With the final month of 2018 on the horizon, here are the latest Songs of the Week. I’m hard at work on my year-end albums list, so no bonus content this week. But if you haven’t already, do check out SOMETHINGGOOD’s latest playlist — “Bridgers, Baker, Dacus & BLANK” — which has a few ideas for indie super-group boygenius.
“Champagne Ladies” by And the Kids
Signature Sounds Recordings
Massachusetts band And The Kids won me over with their recent performance opening for Caroline Rose at D.C.’s Miracle Theatre — which is literally a movie theater, with a low stage and rows of seats and everything. And The Kids put on an amazing show despite the sub-optimal setting — getting everyone super hyped, out of their padded chairs and (eventually) directly in front of the stage. We as a crowd got our shit together in time for Caroline Rose, who destroyed.

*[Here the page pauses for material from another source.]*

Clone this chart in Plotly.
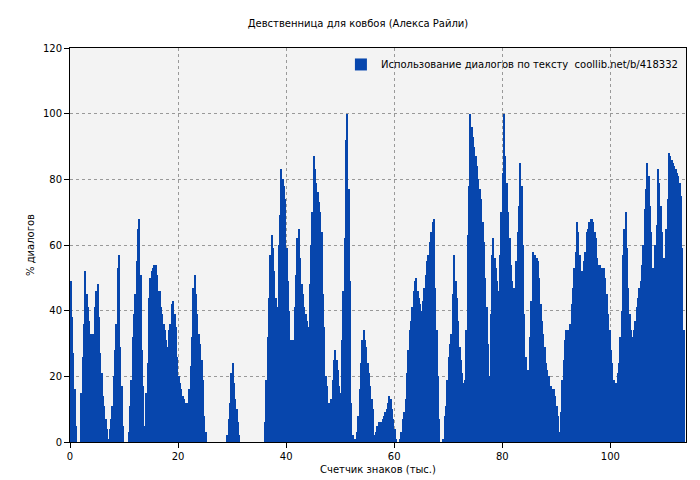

“Champagne Ladies,” And The Kids’ new single, is from the band’s forthcoming LP When This Life Is Over — which comes out February 22.
“Knockout” by Somedays
It wasn’t a fluke. London guitar pop band Somedays are proving they’re the real deal with a winning, surf rock-inspired new single — which follows their debut track “When We Left,” released a few weeks back. Including five key changes in the span of 2:34 and padded with multiple sing-along choruses, “Knockout” is a blast. It also validates the very favorable comparisons of Somedays to the early-2000s Strokes.

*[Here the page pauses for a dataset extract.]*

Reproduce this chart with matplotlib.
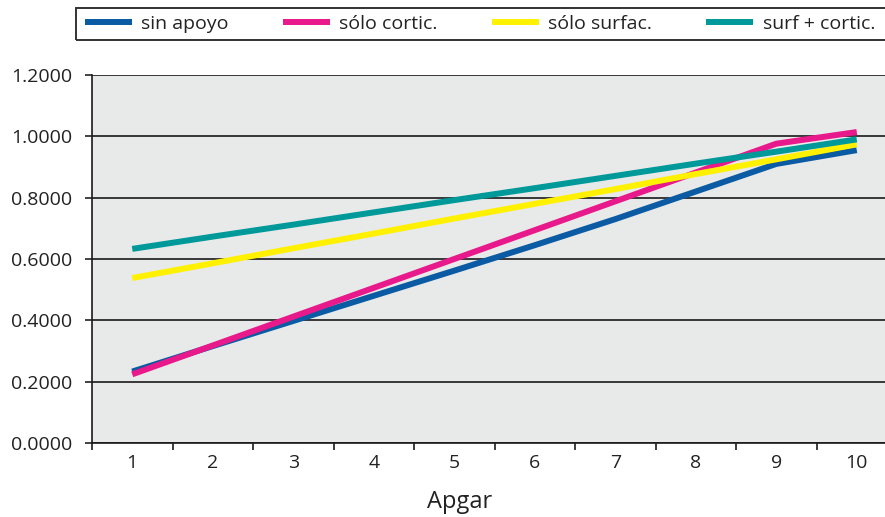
import matplotlib.pyplot as plt
from matplotlib.patches import Rectangle
from matplotlib.ticker import FixedLocator, FormatStrFormatter

plt.rcParams['font.family'] = ['Open Sans', 'DejaVu Sans']

apgar = [1, 2, 3, 4, 5, 6, 7, 8, 9, 10]
sin_apoyo = [0.233, 0.316, 0.398, 0.480, 0.562, 0.645, 0.730, 0.820, 0.910, 0.955]
solo_cortic = [0.224, 0.318, 0.412, 0.506, 0.600, 0.694, 0.788, 0.882, 0.976, 1.014]
solo_surfac = [0.538, 0.586, 0.635, 0.683, 0.732, 0.780, 0.828, 0.877, 0.925, 0.974]
surf_cortic = [0.633, 0.673, 0.712, 0.752, 0.792, 0.831, 0.871, 0.911, 0.950, 0.990]

series = [
    ('sin apoyo', sin_apoyo, '#0A5BA3'),
    ('sólo cortic.', solo_cortic, '#E8198B'),
    ('sólo surfac.', solo_surfac, '#FFF100'),
    ('surf + cortic.', surf_cortic, '#009999'),
]

W, H = 885, 517
fig = plt.figure(figsize=(W / 100, H / 100), dpi=100)
ax = fig.add_axes([92 / W, 74 / H, 805 / W, 368 / H])
ax.set_facecolor('#E8E9E9')

for name, vals, col in series:
    ax.plot(apgar, vals, color=col, lw=4.3, label=name, solid_capstyle='butt')

ax.set_xlim(0.5, 10.5)
ax.set_ylim(0, 1.2)
ax.set_yticks([0, 0.2, 0.4, 0.6, 0.8, 1.0, 1.2])
ax.yaxis.set_major_formatter(FormatStrFormatter('%.4f'))
ax.yaxis.grid(True, color='#1a1a1a', lw=1.2)
ax.set_axisbelow(True)

ax.set_xticks(apgar)
ax.xaxis.set_minor_locator(FixedLocator([i + 0.5 for i in range(0, 10)]))
ax.tick_params(axis='x', which='major', length=0, pad=8, labelsize=14, colors='#222222')
ax.tick_params(axis='x', which='minor', length=5, width=1.2, color='#1a1a1a')
ax.tick_params(axis='y', length=5, width=1.2, pad=9, labelsize=14, colors='#222222')

for s in ['right', 'top']:
    ax.spines[s].set_visible(False)
for s in ['left', 'bottom']:
    ax.spines[s].set_color('#1a1a1a')
    ax.spines[s].set_linewidth(1.2)

ax.set_xlabel('Apgar', fontsize=17, color='#222222')
ax.xaxis.set_label_coords(0.457, -0.127)

# legend box runs off the right edge of the figure
fig.patches.append(Rectangle((76 / W, 1 - 40 / H), 830 / W, 32 / H,
                             transform=fig.transFigure, fill=False,
                             edgecolor='#333333', lw=1.4))
leg = fig.legend(loc='center left', bbox_to_anchor=(85 / W, 1 - 40 / H, 790 / W, 32 / H),
                 ncol=4, mode='expand', frameon=False,
                 fontsize=14, handlelength=2.4, handletextpad=0.5,
                 borderaxespad=0, borderpad=0.0)
for t in leg.get_texts():
    t.set_color('#222222')

fig.savefig('out.png', dpi=100)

“You Already Knew That” by The High Loves
What do we have here? Why, it’s another addition to the SOMETHINGGOOD two-timers club. This time it’s guitar pop band The High Loves, whose debut Serotonin EP came out this month (the title track made my Songs of the Week for October 23). Per a statement from the Toronto-based quartet, “You Already Knew That” has a lot of emotional weight behind it:
“This song is about an inner conflict [lead singer and songwriter] Noah Monckton was having when he decided to break up with his girlfriend who he was still in love with to further pursue his music. He was wondering if it was really the right thing to do. He knew that he’d really miss her. Writing this song allowed Monckton to reconnect with that experience in a way that enabled him to move on.”